U.S. Forest Service Ranger Magenta Widner of the Glacier Public Visitors Center expects the routes to Excelsior Pass to see heavier-than-normal traffic this year because two other wildly popular trails are pretty much inaccessible.

Mount Baker-Snoqualmie National Forest officials closed roads to the trailheads for Heliotrope Ridge and the Skyline Divide until Nov. 29 because of damage from torrential rains and flooding last November.

A ranger at the Heather Meadows Visitors Center told me some people are biking to the trailheads to take advantage of the solitude.

Thankfully, the 15-mile Canyon Creek Road was clear to the Damfino Lakes Trailhead where we started our ascent of Excelsior, which lies on the border of the Mount Baker Wilderness. The one-lane, partially paved route is greatly appreciated by those who want to get the scream-out-loud views without trekking the Excelsior Pass Trail that starts just off Mount Baker Highway.

photo  Elliott Almond, third from the back, strapped on microspikes and followed his friends into the Mount Baker Wilderness. (Photo courtesy of Ken Harrison)  

Four women warriors in our group wanted to experience the 3,600-foot elevation gain and extra mileage. Vicki and Teresa are in training for treks in the Himalayas and Dolomites, respectively, so it made sense to push themselves. 

Many others prefer the Damfino Lakes route because it ascends at a much gentler rate with less than half the elevation gain. Besides, some say, the Excelsior Pass trail is nothing but a staircase climb through the Mount Baker Wilderness forest. 

I am grateful for our timing now that the snow has begun its annual retreat. Crossing snow-covered meadows in microspikes added to the magic of a bluebird day. It felt as if we were witnessing winter’s last gasp.

Widner endorses the Damfino trail for its variety of ecosystems. 

“You start in the big trees, and you get to see little ponds, and berries when they are ripe,” she said. “It is a gentle grade and breaks out into the meadows. I like the transition.”

Gold miners once dug up the mountains here before the timber industry began harvesting the forest. Damfino lakes and ridge apparently got their name from miners, according to the former Dolly Connelly, a Bellingham writer and outdoors adventurer.

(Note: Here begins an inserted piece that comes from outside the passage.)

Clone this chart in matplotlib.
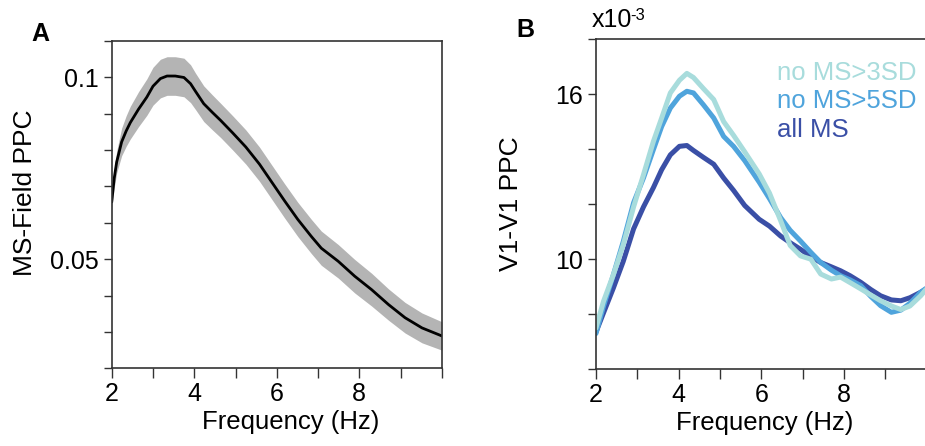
import matplotlib
matplotlib.use("Agg")
import matplotlib.pyplot as plt
import numpy as np

plt.rcParams['font.family'] = ['Liberation Sans', 'DejaVu Sans']

# ---------------- Panel A data ----------------
freq_a = [2.0, 2.06, 2.12, 2.24, 2.35, 2.45, 2.65, 2.85, 3.0, 3.18, 3.34, 3.54, 3.75, 3.91,
          4.03, 4.23, 4.44, 4.64, 4.93, 5.25, 5.58, 5.9, 6.19, 6.51, 6.84, 7.08,
          7.49, 7.89, 8.3, 8.71, 9.11, 9.52, 10.0]
ppc_a = [0.0658, 0.0722, 0.0767, 0.0822, 0.0852, 0.0875, 0.0912, 0.0945, 0.0975, 0.0996, 0.1003,
         0.1003, 0.0999, 0.0982, 0.0961, 0.0927, 0.0903, 0.0881, 0.0847, 0.0808,
         0.0761, 0.0708, 0.0660, 0.0609, 0.0562, 0.0530, 0.0494, 0.0453, 0.0416,
         0.0375, 0.0339, 0.0311, 0.0289]
sem_a = [0.0020, 0.0026, 0.0030, 0.0038, 0.0042, 0.0045, 0.0048, 0.0050, 0.0052, 0.0053, 0.0053,
         0.0053, 0.0053, 0.0052, 0.0050, 0.0049, 0.0048, 0.0047, 0.0047, 0.0047,
         0.0047, 0.0047, 0.0047, 0.0047, 0.0047, 0.0047, 0.0046, 0.0046, 0.0045,
         0.0043, 0.0042, 0.0041, 0.0039]
yticks_a = [0.02, 0.03, 0.04, 0.05, 0.06, 0.07, 0.08, 0.09, 0.10, 0.11]
yticklabels_a = ['', '', '', '0.05', '', '', '', '', '0.1', '']

# ---------------- Panel B data (x10^-3) ----------------
freq_b = [2.0, 2.18, 2.42, 2.66, 2.91, 3.15, 3.39, 3.59, 3.8, 4.02, 4.2, 4.36,
          4.6, 4.85, 5.09, 5.33, 5.6, 5.95, 6.2, 6.47, 6.7, 6.95, 7.2, 7.44,
          7.7, 7.92, 8.15, 8.41, 8.65, 8.89, 9.15, 9.38, 9.6, 9.86, 10.0]
ppc_all_ms = [7.35, 8.04, 8.95, 9.92, 11.1, 11.9, 12.6, 13.25, 13.79, 14.1, 14.13,
              13.95, 13.7, 13.45, 12.95, 12.5, 11.95, 11.45, 11.2, 10.84, 10.6,
              10.36, 10.1, 9.88, 9.72, 9.58, 9.4, 9.16, 8.9, 8.67, 8.52, 8.49,
              8.6, 8.8, 8.92]
ppc_no5sd = [7.3, 8.28, 9.43, 10.64, 12.05, 12.95, 13.98, 14.82, 15.49, 15.92,
             16.1, 16.04, 15.61, 15.13, 14.46, 14.1, 13.58, 12.8, 12.2, 11.51,
             11.05, 10.66, 10.25, 9.88, 9.6, 9.4, 9.25, 9.04, 8.65, 8.31, 8.07,
             8.15, 8.4, 8.8, 8.95]
ppc_no3sd = [7.5, 8.46, 9.43, 10.52, 11.9, 13.07, 14.28, 15.13, 16.04, 16.5,
             16.75, 16.6, 16.2, 15.8, 15.0, 14.5, 13.9, 13.1, 12.4, 11.4, 10.5,
             10.12, 10.0, 9.46, 9.28, 9.35, 9.15, 8.92, 8.7, 8.49, 8.3, 8.17,
             8.3, 8.67, 8.92]
labels_b = ['no MS>3SD', 'no MS>5SD', 'all MS']
yticks_b = [6, 8, 10, 12, 14, 16, 18]
yticklabels_b = ['', '', '10', '', '', '16', '']

xticks = [2, 3, 4, 5, 6, 7, 8, 9, 10]
xticklabels = ['2', '', '4', '', '6', '', '8', '', '']

# ---------------- styles ----------------
c_light = '#a8dcdc'
c_mid = '#4fa4dc'
c_dark = '#3a4fa6'
spine_c = '#333333'
FS_TICK = 18
FS_LAB = 18.5
FS_YLAB = 19

fig = plt.figure(figsize=(9.25, 4.46), dpi=100)
axA = fig.add_axes([0.1208, 0.1742, 0.3568, 0.7345])
axB = fig.add_axes([0.6443, 0.1720, 0.3573, 0.7406])

# Panel A
lo = [m - s for m, s in zip(ppc_a, sem_a)]
hi = [m + s for m, s in zip(ppc_a, sem_a)]
axA.fill_between(freq_a, lo, hi, color='#b4b4b4', lw=0)
axA.plot(freq_a, ppc_a, color='black', lw=2.0)
axA.set_xlim(2, 10)
axA.set_ylim(0.02, 0.11)
axA.set_yticks(yticks_a)
axA.set_yticklabels(yticklabels_a)

# Panel B
axB.plot(freq_b, ppc_all_ms, color=c_dark, lw=3.6, solid_capstyle='round')
axB.plot(freq_b, ppc_no5sd, color=c_mid, lw=3.6, solid_capstyle='round')
axB.plot(freq_b, ppc_no3sd, color=c_light, lw=3.6, solid_capstyle='round')
axB.set_xlim(2, 10)
axB.set_ylim(6, 18)
axB.set_yticks(yticks_b)
axB.set_yticklabels(yticklabels_b)
axB.spines['right'].set_visible(False)

for ax in (axA, axB):
    ax.set_xticks(xticks)
    ax.set_xticklabels(xticklabels)
    for sp in ax.spines.values():
        sp.set_color(spine_c)
        sp.set_linewidth(1.2)
    ax.tick_params(axis='both', direction='out', colors=spine_c, labelcolor='black',
                   labelsize=FS_TICK, width=1.0)
    ax.tick_params(axis='y', length=5.5, pad=4)
    ax.tick_params(axis='x', length=7, pad=3)
    ax.set_xlabel('Frequency (Hz)', fontsize=FS_LAB)
    ax.xaxis.label.set_va('baseline')

axA.xaxis.set_label_coords(0.542, -0.186)
axB.xaxis.set_label_coords(0.509, -0.184)

axA.set_ylabel('MS-Field PPC', fontsize=FS_YLAB)
axA.yaxis.label.set_va('center')
axA.yaxis.set_label_coords(-0.262, 0.537)
axB.set_ylabel('V1-V1 PPC', fontsize=FS_YLAB)
axB.yaxis.label.set_va('center')
axB.yaxis.set_label_coords(-0.258, 0.5)

# legend text
for lab, col, yy in zip(labels_b, [c_light, c_mid, c_dark], [0.876, 0.792, 0.704]):
    axB.text(0.548, yy, lab, color=col, fontsize=FS_LAB, transform=axB.transAxes,
             ha='left', va='baseline')

# exponent label and panel letters
fig.text(591.5 / 925, 1 - 26.7 / 446, 'x10', fontsize=FS_TICK, ha='left', va='baseline')
fig.text(630.5 / 925, 1 - 20.5 / 446, '-3', fontsize=12, ha='left', va='baseline')
fig.text(40 / 925, 1 - 40.7 / 446, 'A', fontsize=18, fontweight='bold', ha='center', va='baseline')
fig.text(525.5 / 925, 1 - 37.3 / 446, 'B', fontsize=18, fontweight='bold', ha='center', va='baseline')

fig.savefig('out.png', dpi=100)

photo  Wildflowers started appearing on the slopes of Excelsior Peak as the stubborn snow began to fade by mid-July. (Photo courtesy of Ken Harrison)  

In a 1963 report for Sports Illustrated, Connelly wrote: “I know that Damfino Ridge, the massive upheaval of rock extending from Church Mountain to Tomyhoi Peak, was so named because gold prospectors came upon an old coot hacking into a quartz vein and asked him, ‘Any gold in these mountains?’ ‘Damfino,’ answered the miner, and Damfino is the ridge to this day.”

Like many hiking routes along the Mount Baker Scenic Byway, the trails to Excelsior Peak once led to a fire lookout. Many lookouts in our region were built by the Civilian Conservation Corps out of Camp Glacier, according to a book by Bellingham historian Michael G. Impero.

The structure atop Excelsior was a 10-foot-by-10-foot lookout house known as an L-5 cab. The lookout was completed in 1935 and abandoned by 1968. Impero told me officials destroyed many of the lookouts by burning them down where they stood.

We didn’t notice remnants of the old building while gawking at mountain tops. 

photo  A half-mile spur at the High Divide heads straight up to Excelsior Peak, where a fire lookout stood from 1935–1968. (Photo courtesy of Ken Harrison)  

One of our friends, Elizabeth, pulled out a topographic map to help the gang identify the peaks beyond Shuksan and Baker. Mount Larrabee and Tomyhoi stood before us, while Yellow Aster Butte was just below that section. We could see all the way to the jagged Canadian Cascades, including 6,588-foot Mount McGuire.

To the east, Winchester, Goat, Sefrit and Ruth appeared next to Shuksan. 

We lingered at the summit, unable to pry ourselves from such bewitching scenery. 

Every Pacific Northwest mountaineer knows the feeling.

If you go

For Excelsior Peak via Damfino Lakes

Mileage: 6.6 miles (probably 1 mile shorter without dealing with snow) with an elevation gain of 1,500 feet.

Directions: Go east on SR 542 for about 2 miles past the Glacier Public Service Center to Canyon Creek Road (FR 31). Turn left and continue 15 miles on a one-lane road that is paved for a little more than half the distance. The road eventually becomes gravel with some large potholes. The road ends at a parking area for the trailhead. 

Via Excelsior Pass trail

Mileage: 9 miles with an elevation gain of 3,600 feet.

Directions: Go east on Mount Baker Highway (SR 542) for about 7 ½ miles past the Glacier Public Service Center. The trailhead is next to the highway on the left (north) side of the road.

For Goat Mountain

Mileage: About 8 miles with an elevation gain of about 3,100 feet.

Directions: Go east on SR 542 12 ½ miles past the Glacier Public Service Center. Turn left on Hennegan Pass Road (FS 32). Drive about 2 miles to the trailhead that is well marked. Parking is available before and after the trailhead.

Passes for these hikes: A valid Recreation Pass, such as a $5-day pass, an annual Northwest pass or interagency passes, including America the Beautiful passes.